(Some records)
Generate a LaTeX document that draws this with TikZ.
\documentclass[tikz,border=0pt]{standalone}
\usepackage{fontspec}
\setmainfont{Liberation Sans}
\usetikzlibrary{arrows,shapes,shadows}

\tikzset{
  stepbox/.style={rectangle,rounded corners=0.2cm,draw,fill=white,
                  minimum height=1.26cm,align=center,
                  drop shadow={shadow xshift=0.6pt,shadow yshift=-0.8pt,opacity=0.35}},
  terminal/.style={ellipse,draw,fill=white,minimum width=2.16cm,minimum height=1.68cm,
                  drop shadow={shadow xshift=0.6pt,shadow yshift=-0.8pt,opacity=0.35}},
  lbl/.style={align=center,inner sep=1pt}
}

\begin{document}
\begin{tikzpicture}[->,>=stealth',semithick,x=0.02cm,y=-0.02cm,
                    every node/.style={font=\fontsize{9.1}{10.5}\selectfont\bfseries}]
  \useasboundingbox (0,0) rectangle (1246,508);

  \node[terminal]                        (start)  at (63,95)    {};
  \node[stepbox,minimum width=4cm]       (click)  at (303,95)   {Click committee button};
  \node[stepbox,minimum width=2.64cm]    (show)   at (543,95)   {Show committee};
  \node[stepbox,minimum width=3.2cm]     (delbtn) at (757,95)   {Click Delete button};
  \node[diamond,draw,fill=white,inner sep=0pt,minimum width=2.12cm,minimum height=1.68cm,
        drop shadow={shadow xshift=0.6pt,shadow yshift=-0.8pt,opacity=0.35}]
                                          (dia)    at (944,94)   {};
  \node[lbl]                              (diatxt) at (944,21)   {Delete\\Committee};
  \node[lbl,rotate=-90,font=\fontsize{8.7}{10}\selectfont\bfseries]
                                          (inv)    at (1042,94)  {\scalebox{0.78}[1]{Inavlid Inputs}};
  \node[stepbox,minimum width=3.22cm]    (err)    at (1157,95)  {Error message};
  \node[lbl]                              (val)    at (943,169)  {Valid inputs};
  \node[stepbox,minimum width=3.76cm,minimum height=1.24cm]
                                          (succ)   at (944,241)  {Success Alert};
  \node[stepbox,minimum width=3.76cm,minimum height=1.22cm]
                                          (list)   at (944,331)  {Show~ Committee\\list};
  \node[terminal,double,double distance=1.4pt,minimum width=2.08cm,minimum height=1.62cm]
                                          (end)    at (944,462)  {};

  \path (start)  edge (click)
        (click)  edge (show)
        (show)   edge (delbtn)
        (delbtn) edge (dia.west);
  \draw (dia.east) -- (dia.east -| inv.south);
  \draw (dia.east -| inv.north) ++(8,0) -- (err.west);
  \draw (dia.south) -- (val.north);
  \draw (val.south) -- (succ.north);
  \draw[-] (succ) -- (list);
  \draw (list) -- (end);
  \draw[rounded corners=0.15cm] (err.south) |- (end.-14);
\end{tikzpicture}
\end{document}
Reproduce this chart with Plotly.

== Request ==
Starting at the first line of the records, print each line exactly, stopping after the line that contains "(0,0) rectangle (1246,508);".

== Right answer ==
Generate a LaTeX document that draws this with TikZ.
\documentclass[tikz,border=0pt]{standalone}
\usepackage{fontspec}
\setmainfont{Liberation Sans}
\usetikzlibrary{arrows,shapes,shadows}

\tikzset{
  stepbox/.style={rectangle,rounded corners=0.2cm,draw,fill=white,
                  minimum height=1.26cm,align=center,
                  drop shadow={shadow xshift=0.6pt,shadow yshift=-0.8pt,opacity=0.35}},
  terminal/.style={ellipse,draw,fill=white,minimum width=2.16cm,minimum height=1.68cm,
                  drop shadow={shadow xshift=0.6pt,shadow yshift=-0.8pt,opacity=0.35}},
  lbl/.style={align=center,inner sep=1pt}
}

\begin{document}
\begin{tikzpicture}[->,>=stealth',semithick,x=0.02cm,y=-0.02cm,
                    every node/.style={font=\fontsize{9.1}{10.5}\selectfont\bfseries}]
  \useasboundingbox (0,0) rectangle (1246,508);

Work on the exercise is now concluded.